[Problem description]:
Give the data again exactly as written, skipping any pictures.

[Information shown]:
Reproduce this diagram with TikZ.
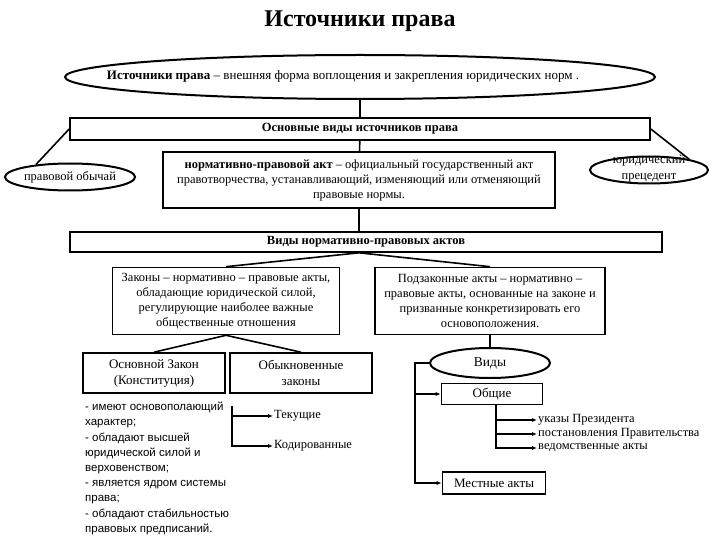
\documentclass[tikz,border=0pt]{standalone}
\usepackage{fontspec}
\setmainfont{Liberation Serif}
\setsansfont{Liberation Sans}
\usepackage{tikz}
\usetikzlibrary{arrows.meta,calc,positioning,shapes.geometric}

\begin{document}
\begin{tikzpicture}[x=1pt,y=-1pt,>={Latex[length=5pt,width=4pt]},
  box/.style={draw,line width=1.6pt,align=center,inner sep=2pt,font=\fontsize{12.5}{15}\selectfont},
  oval/.style={draw,ellipse,line width=2pt,inner sep=0pt,font=\fontsize{12.5}{14}\selectfont},
  link/.style={line width=1.6pt},
  arr/.style={->,line width=1.6pt},
  lbl/.style={anchor=west,inner sep=1pt,font=\fontsize{12.5}{14}\selectfont}]
\useasboundingbox (0,0) rectangle (720,540);
% top
\node (title) at (360,21) {\fontsize{24}{28}\selectfont\bfseries Источники права};
\node[oval,minimum width=590,minimum height=44] (def) at (360,77) {};
\node[inner sep=0pt,font=\fontsize{13}{15}\selectfont] (deftxt) at (343,76)
  {\textbf{Источники права} -- внешняя форма воплощения и закрепления юридических норм .};
\node[box,minimum width=580,minimum height=22] (osn) at (360,129) {\textbf{Основные виды источников права}};
\node[box,minimum width=392,minimum height=56] (npa) at (359,180)
  {\textbf{нормативно-правовой акт} -- официальный государственный акт\\
   правотворчества, устанавливающий, изменяющий или отменяющий\\ правовые нормы.};
\node[oval,minimum width=120,minimum height=27] (obychai) at (70,177) {правовой обычай};
\node[oval,minimum width=118,minimum height=27] (prec) at (649,170) {};
\node[align=center,inner sep=0pt,font=\fontsize{12.5}{16}\selectfont] (prectxt) at (649,169) {юридический\\прецедент};
\draw[link] (def.south) -- (osn.north);
\draw[link] (osn) -- (npa);
\draw[link] (osn.west) -- (obychai.160);
\draw[link] (osn.east) -- (prec.15);
% npa kinds
\node[box,minimum width=592,minimum height=20] (vidy) at (366,242) {\textbf{Виды нормативно-правовых актов}};
\coordinate (fan) at (npa.south |- vidy.south);
\draw[link] (npa.south) -- (npa.south |- vidy.north);
\node[box,minimum width=227,minimum height=67] (zakony) at (226,301)
  {Законы -- нормативно -- правовые акты,\\ обладающие юридической силой,\\
   регулирующие наиболее важные\\ общественные отношения};
\node[box,minimum width=230,minimum height=67] (podzak) at (490,301)
  {Подзаконные акты -- нормативно --\\ правовые акты, основанные на законе и\\
   призванные конкретизировать его\\ основоположения.};
\draw[link] (fan) -- (zakony.north);
\draw[link] (fan) -- (podzak.north);
% laws
\node[box,minimum width=142,minimum height=40,font=\fontsize{13}{16}\selectfont] (konst) at (154,373) {Основной Закон\\(Конституция)};
\node[box,minimum width=142,minimum height=40,font=\fontsize{13}{16}\selectfont] (obyk) at (301,373) {Обыкновенные\\законы};
\draw[link] (zakony.south) -- (konst.north);
\draw[link] (zakony.south) -- (obyk.north);
\node[anchor=north west,align=left,inner sep=0pt,font=\sffamily\fontsize{11.5}{15.2}\selectfont] (svoistva) at (85,402)
  {- имеют основополающий\\ характер;\\ - обладают высшей\\ юридической силой и\\ верховенством;\\
   - является ядром системы\\ права;\\ - обладают стабильностью\\ правовых предписаний.};
\node[lbl] (tek) at (273,416) {Текущие};
\node[lbl] (kod) at (273,446) {Кодированные};
\coordinate (br) at (232,406);
\draw[arr] (br) |- (tek.west);
\draw[arr] (br) |- (kod.west);
% by-laws
\node[oval,minimum width=120,minimum height=30,font=\fontsize{13.5}{16}\selectfont] (vidy2) at (490,363) {Виды};
\node[box,minimum width=101,minimum height=21,font=\fontsize{13}{16}\selectfont] (obsch) at (492,394) {Общие};
\node[box,minimum width=103,minimum height=22,font=\fontsize{13}{16}\selectfont] (mest) at (494,483) {Местные акты};
\draw[link] (podzak.south) -- (vidy2.north);
\draw[arr] (vidy2.west) -- ++(-14,0) |- (obsch.west);
\draw[arr] (vidy2.west) -- ++(-14,0) |- (mest.west);
\node[lbl] (ukazy) at (537,420) {указы Президента};
\node[lbl] (post) at (537,434) {постановления Правительства};
\node[lbl] (ved) at (537,448) {ведомственные акты};
\draw[arr] ([xshift=4pt]obsch.south) |- (ukazy.west);
\draw[arr] ([xshift=4pt]obsch.south) |- (post.west);
\draw[arr] ([xshift=4pt]obsch.south) |- (ved.west);
\end{tikzpicture}
\end{document}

[Task result]:
Reproduce this diagram with TikZ.
\documentclass[tikz,border=0pt]{standalone}
\usepackage{fontspec}
\setmainfont{Liberation Serif}
\setsansfont{Liberation Sans}
\usepackage{tikz}
\usetikzlibrary{arrows.meta,calc,positioning,shapes.geometric}

\begin{document}
\begin{tikzpicture}[x=1pt,y=-1pt,>={Latex[length=5pt,width=4pt]},
  box/.style={draw,line width=1.6pt,align=center,inner sep=2pt,font=\fontsize{12.5}{15}\selectfont},
  oval/.style={draw,ellipse,line width=2pt,inner sep=0pt,font=\fontsize{12.5}{14}\selectfont},
  link/.style={line width=1.6pt},
  arr/.style={->,line width=1.6pt},
  lbl/.style={anchor=west,inner sep=1pt,font=\fontsize{12.5}{14}\selectfont}]
\useasboundingbox (0,0) rectangle (720,540);
% top
\node (title) at (360,21) {\fontsize{24}{28}\selectfont\bfseries Источники права};
\node[oval,minimum width=590,minimum height=44] (def) at (360,77) {};
\node[inner sep=0pt,font=\fontsize{13}{15}\selectfont] (deftxt) at (343,76)
  {\textbf{Источники права} -- внешняя форма воплощения и закрепления юридических норм .};
\node[box,minimum width=580,minimum height=22] (osn) at (360,129) {\textbf{Основные виды источников права}};
\node[box,minimum width=392,minimum height=56] (npa) at (359,180)
  {\textbf{нормативно-правовой акт} -- официальный государственный акт\\
   правотворчества, устанавливающий, изменяющий или отменяющий\\ правовые нормы.};
\node[oval,minimum width=120,minimum height=27] (obychai) at (70,177) {правовой обычай};
\node[oval,minimum width=118,minimum height=27] (prec) at (649,170) {};
\node[align=center,inner sep=0pt,font=\fontsize{12.5}{16}\selectfont] (prectxt) at (649,169) {юридический\\прецедент};
\draw[link] (def.south) -- (osn.north);
\draw[link] (osn) -- (npa);
\draw[link] (osn.west) -- (obychai.160);
\draw[link] (osn.east) -- (prec.15);
% npa kinds
\node[box,minimum width=592,minimum height=20] (vidy) at (366,242) {\textbf{Виды нормативно-правовых актов}};
\coordinate (fan) at (npa.south |- vidy.south);
\draw[link] (npa.south) -- (npa.south |- vidy.north);
\node[box,minimum width=227,minimum height=67] (zakony) at (226,301)
  {Законы -- нормативно -- правовые акты,\\ обладающие юридической силой,\\
   регулирующие наиболее важные\\ общественные отношения};
\node[box,minimum width=230,minimum height=67] (podzak) at (490,301)
  {Подзаконные акты -- нормативно --\\ правовые акты, основанные на законе и\\
   призванные конкретизировать его\\ основоположения.};
\draw[link] (fan) -- (zakony.north);
\draw[link] (fan) -- (podzak.north);
% laws
\node[box,minimum width=142,minimum height=40,font=\fontsize{13}{16}\selectfont] (konst) at (154,373) {Основной Закон\\(Конституция)};
\node[box,minimum width=142,minimum height=40,font=\fontsize{13}{16}\selectfont] (obyk) at (301,373) {Обыкновенные\\законы};
\draw[link] (zakony.south) -- (konst.north);
\draw[link] (zakony.south) -- (obyk.north);
\node[anchor=north west,align=left,inner sep=0pt,font=\sffamily\fontsize{11.5}{15.2}\selectfont] (svoistva) at (85,402)
  {- имеют основополающий\\ характер;\\ - обладают высшей\\ юридической силой и\\ верховенством;\\
   - является ядром системы\\ права;\\ - обладают стабильностью\\ правовых предписаний.};
\node[lbl] (tek) at (273,416) {Текущие};
\node[lbl] (kod) at (273,446) {Кодированные};
\coordinate (br) at (232,406);
\draw[arr] (br) |- (tek.west);
\draw[arr] (br) |- (kod.west);
% by-laws
\node[oval,minimum width=120,minimum height=30,font=\fontsize{13.5}{16}\selectfont] (vidy2) at (490,363) {Виды};
\node[box,minimum width=101,minimum height=21,font=\fontsize{13}{16}\selectfont] (obsch) at (492,394) {Общие};
\node[box,minimum width=103,minimum height=22,font=\fontsize{13}{16}\selectfont] (mest) at (494,483) {Местные акты};
\draw[link] (podzak.south) -- (vidy2.north);
\draw[arr] (vidy2.west) -- ++(-14,0) |- (obsch.west);
\draw[arr] (vidy2.west) -- ++(-14,0) |- (mest.west);
\node[lbl] (ukazy) at (537,420) {указы Президента};
\node[lbl] (post) at (537,434) {постановления Правительства};
\node[lbl] (ved) at (537,448) {ведомственные акты};
\draw[arr] ([xshift=4pt]obsch.south) |- (ukazy.west);
\draw[arr] ([xshift=4pt]obsch.south) |- (post.west);
\draw[arr] ([xshift=4pt]obsch.south) |- (ved.west);
\end{tikzpicture}
\end{document}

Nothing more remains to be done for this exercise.